## Your objective
Your task is to retype the lines from the opening of the material through the line that includes "fit_a_60 = [0.003, 0.127]". Do not copy the pictures.

## Source records
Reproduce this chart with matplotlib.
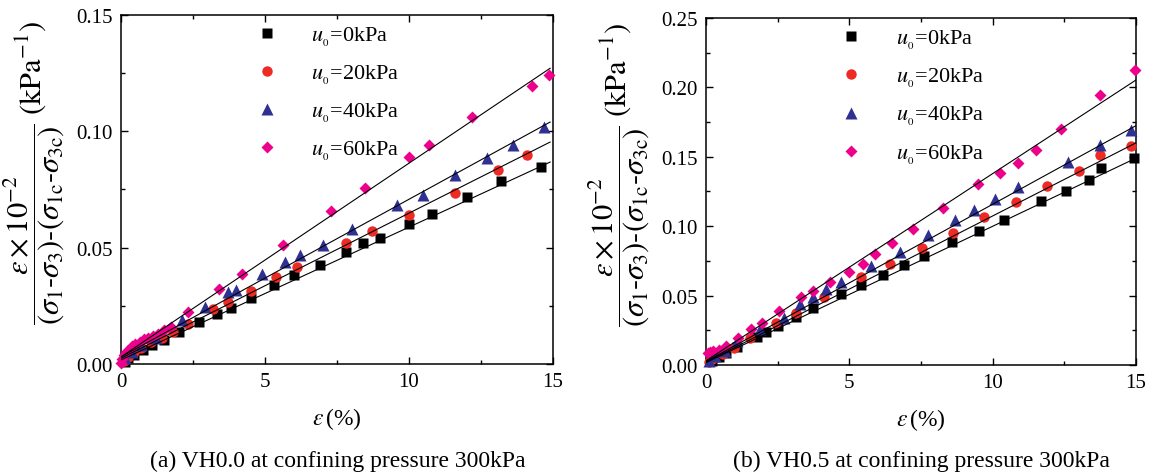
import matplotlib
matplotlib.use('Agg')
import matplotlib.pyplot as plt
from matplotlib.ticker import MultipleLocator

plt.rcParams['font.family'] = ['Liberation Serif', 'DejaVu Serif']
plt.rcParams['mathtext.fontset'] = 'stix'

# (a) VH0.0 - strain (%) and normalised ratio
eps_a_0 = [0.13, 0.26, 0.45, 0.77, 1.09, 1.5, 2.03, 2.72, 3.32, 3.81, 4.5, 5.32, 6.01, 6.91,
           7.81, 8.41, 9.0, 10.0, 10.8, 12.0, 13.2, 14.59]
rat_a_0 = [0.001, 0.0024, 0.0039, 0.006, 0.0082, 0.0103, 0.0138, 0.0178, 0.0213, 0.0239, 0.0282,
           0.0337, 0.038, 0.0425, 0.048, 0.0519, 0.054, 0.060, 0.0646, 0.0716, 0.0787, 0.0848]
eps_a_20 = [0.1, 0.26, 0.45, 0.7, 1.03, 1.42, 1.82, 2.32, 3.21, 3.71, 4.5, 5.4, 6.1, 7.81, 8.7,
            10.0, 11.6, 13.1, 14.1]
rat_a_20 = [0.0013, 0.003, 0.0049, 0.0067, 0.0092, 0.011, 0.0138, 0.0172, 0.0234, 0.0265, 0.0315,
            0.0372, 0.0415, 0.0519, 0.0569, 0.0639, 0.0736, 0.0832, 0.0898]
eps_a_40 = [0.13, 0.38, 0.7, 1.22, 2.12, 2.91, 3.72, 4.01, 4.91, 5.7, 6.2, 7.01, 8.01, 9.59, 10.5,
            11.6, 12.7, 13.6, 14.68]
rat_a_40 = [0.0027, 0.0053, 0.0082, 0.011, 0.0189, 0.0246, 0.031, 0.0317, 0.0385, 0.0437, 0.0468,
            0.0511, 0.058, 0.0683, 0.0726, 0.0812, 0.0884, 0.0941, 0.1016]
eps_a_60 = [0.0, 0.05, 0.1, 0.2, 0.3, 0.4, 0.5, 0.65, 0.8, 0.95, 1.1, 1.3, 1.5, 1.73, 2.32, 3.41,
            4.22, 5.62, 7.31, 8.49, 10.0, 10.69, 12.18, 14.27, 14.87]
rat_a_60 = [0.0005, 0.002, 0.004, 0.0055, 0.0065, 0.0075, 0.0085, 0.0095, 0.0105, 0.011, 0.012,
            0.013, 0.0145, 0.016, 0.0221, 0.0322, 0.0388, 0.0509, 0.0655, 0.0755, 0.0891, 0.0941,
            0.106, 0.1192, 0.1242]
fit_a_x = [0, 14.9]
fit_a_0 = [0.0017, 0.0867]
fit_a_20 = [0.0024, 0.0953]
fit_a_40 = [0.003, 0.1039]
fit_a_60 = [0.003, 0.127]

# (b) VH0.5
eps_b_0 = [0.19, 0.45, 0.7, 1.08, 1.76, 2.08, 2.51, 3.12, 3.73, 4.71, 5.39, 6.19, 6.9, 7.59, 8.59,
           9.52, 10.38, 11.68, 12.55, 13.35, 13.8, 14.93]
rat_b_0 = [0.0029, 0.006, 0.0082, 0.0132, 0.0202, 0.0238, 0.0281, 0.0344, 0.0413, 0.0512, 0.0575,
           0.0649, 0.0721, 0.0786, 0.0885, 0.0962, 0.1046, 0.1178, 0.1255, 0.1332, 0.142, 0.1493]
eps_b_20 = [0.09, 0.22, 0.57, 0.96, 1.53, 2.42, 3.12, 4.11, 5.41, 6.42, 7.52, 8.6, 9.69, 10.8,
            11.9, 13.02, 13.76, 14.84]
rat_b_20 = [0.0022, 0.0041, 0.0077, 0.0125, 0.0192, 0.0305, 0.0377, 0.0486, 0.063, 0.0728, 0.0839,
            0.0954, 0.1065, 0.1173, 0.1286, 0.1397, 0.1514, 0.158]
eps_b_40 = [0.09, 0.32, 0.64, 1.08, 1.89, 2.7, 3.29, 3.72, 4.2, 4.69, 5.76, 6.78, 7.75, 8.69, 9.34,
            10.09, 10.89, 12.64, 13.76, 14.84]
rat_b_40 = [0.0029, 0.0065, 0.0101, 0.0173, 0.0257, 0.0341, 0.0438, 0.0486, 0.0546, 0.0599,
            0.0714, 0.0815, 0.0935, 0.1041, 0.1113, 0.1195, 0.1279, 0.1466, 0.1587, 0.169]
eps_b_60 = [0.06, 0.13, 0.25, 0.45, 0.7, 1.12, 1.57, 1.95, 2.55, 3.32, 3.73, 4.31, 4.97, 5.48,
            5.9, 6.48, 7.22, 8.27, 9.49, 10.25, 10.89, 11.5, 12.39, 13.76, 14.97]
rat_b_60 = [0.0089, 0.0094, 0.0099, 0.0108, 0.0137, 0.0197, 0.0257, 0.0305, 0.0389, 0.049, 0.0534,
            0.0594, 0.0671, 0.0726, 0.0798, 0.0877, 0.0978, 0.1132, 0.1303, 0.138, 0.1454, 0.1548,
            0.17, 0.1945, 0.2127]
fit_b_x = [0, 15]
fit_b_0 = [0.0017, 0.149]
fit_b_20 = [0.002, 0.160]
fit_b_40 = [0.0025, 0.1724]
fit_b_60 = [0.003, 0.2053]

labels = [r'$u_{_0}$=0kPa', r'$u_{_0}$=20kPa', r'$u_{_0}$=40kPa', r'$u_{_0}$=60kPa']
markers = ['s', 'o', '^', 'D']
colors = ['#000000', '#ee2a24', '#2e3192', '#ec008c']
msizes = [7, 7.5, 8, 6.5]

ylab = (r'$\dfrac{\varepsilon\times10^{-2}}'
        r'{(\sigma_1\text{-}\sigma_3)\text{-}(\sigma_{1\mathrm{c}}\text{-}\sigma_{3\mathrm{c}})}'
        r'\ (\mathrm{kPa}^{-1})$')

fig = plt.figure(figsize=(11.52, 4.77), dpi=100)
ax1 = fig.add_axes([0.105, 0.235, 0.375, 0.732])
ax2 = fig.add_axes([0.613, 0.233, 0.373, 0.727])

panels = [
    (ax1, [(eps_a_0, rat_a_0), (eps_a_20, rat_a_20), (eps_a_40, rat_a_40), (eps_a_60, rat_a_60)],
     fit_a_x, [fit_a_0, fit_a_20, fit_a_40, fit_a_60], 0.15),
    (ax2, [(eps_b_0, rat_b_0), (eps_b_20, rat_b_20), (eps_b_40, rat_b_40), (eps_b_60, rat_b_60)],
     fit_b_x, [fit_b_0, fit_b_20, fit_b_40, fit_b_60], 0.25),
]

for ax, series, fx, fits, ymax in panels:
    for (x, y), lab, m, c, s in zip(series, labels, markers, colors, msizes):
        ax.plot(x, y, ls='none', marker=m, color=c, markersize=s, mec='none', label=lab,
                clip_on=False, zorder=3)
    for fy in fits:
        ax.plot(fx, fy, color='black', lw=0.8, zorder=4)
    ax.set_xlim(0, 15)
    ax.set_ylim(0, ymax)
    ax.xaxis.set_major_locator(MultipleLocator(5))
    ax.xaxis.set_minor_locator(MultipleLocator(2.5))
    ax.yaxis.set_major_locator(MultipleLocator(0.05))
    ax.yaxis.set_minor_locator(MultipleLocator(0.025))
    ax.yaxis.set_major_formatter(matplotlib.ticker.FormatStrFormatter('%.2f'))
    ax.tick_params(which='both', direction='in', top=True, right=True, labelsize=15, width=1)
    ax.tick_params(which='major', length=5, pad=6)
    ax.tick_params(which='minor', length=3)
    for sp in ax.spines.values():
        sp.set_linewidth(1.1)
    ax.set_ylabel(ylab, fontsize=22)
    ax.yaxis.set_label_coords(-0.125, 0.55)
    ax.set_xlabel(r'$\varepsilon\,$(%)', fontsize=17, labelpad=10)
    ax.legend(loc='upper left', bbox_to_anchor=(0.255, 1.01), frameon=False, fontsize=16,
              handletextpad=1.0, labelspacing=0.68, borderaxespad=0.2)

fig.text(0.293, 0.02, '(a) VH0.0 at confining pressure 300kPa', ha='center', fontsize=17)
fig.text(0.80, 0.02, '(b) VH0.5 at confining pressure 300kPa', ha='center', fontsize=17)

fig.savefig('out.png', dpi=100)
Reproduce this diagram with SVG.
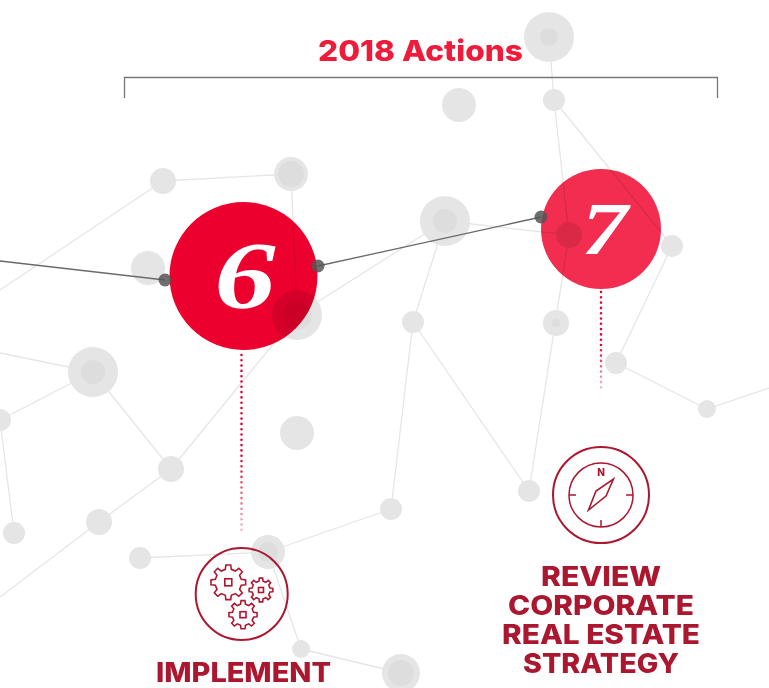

## Solution to this problem
Reproduce this chart with matplotlib.
import matplotlib
matplotlib.use('Agg')
import matplotlib.pyplot as plt
from matplotlib.ticker import MultipleLocator

plt.rcParams['font.family'] = ['Liberation Serif', 'DejaVu Serif']
plt.rcParams['mathtext.fontset'] = 'stix'

# (a) VH0.0 - strain (%) and normalised ratio
eps_a_0 = [0.13, 0.26, 0.45, 0.77, 1.09, 1.5, 2.03, 2.72, 3.32, 3.81, 4.5, 5.32, 6.01, 6.91,
           7.81, 8.41, 9.0, 10.0, 10.8, 12.0, 13.2, 14.59]
rat_a_0 = [0.001, 0.0024, 0.0039, 0.006, 0.0082, 0.0103, 0.0138, 0.0178, 0.0213, 0.0239, 0.0282,
           0.0337, 0.038, 0.0425, 0.048, 0.0519, 0.054, 0.060, 0.0646, 0.0716, 0.0787, 0.0848]
eps_a_20 = [0.1, 0.26, 0.45, 0.7, 1.03, 1.42, 1.82, 2.32, 3.21, 3.71, 4.5, 5.4, 6.1, 7.81, 8.7,
            10.0, 11.6, 13.1, 14.1]
rat_a_20 = [0.0013, 0.003, 0.0049, 0.0067, 0.0092, 0.011, 0.0138, 0.0172, 0.0234, 0.0265, 0.0315,
            0.0372, 0.0415, 0.0519, 0.0569, 0.0639, 0.0736, 0.0832, 0.0898]
eps_a_40 = [0.13, 0.38, 0.7, 1.22, 2.12, 2.91, 3.72, 4.01, 4.91, 5.7, 6.2, 7.01, 8.01, 9.59, 10.5,
            11.6, 12.7, 13.6, 14.68]
rat_a_40 = [0.0027, 0.0053, 0.0082, 0.011, 0.0189, 0.0246, 0.031, 0.0317, 0.0385, 0.0437, 0.0468,
            0.0511, 0.058, 0.0683, 0.0726, 0.0812, 0.0884, 0.0941, 0.1016]
eps_a_60 = [0.0, 0.05, 0.1, 0.2, 0.3, 0.4, 0.5, 0.65, 0.8, 0.95, 1.1, 1.3, 1.5, 1.73, 2.32, 3.41,
            4.22, 5.62, 7.31, 8.49, 10.0, 10.69, 12.18, 14.27, 14.87]
rat_a_60 = [0.0005, 0.002, 0.004, 0.0055, 0.0065, 0.0075, 0.0085, 0.0095, 0.0105, 0.011, 0.012,
            0.013, 0.0145, 0.016, 0.0221, 0.0322, 0.0388, 0.0509, 0.0655, 0.0755, 0.0891, 0.0941,
            0.106, 0.1192, 0.1242]
fit_a_x = [0, 14.9]
fit_a_0 = [0.0017, 0.0867]
fit_a_20 = [0.0024, 0.0953]
fit_a_40 = [0.003, 0.1039]
fit_a_60 = [0.003, 0.127]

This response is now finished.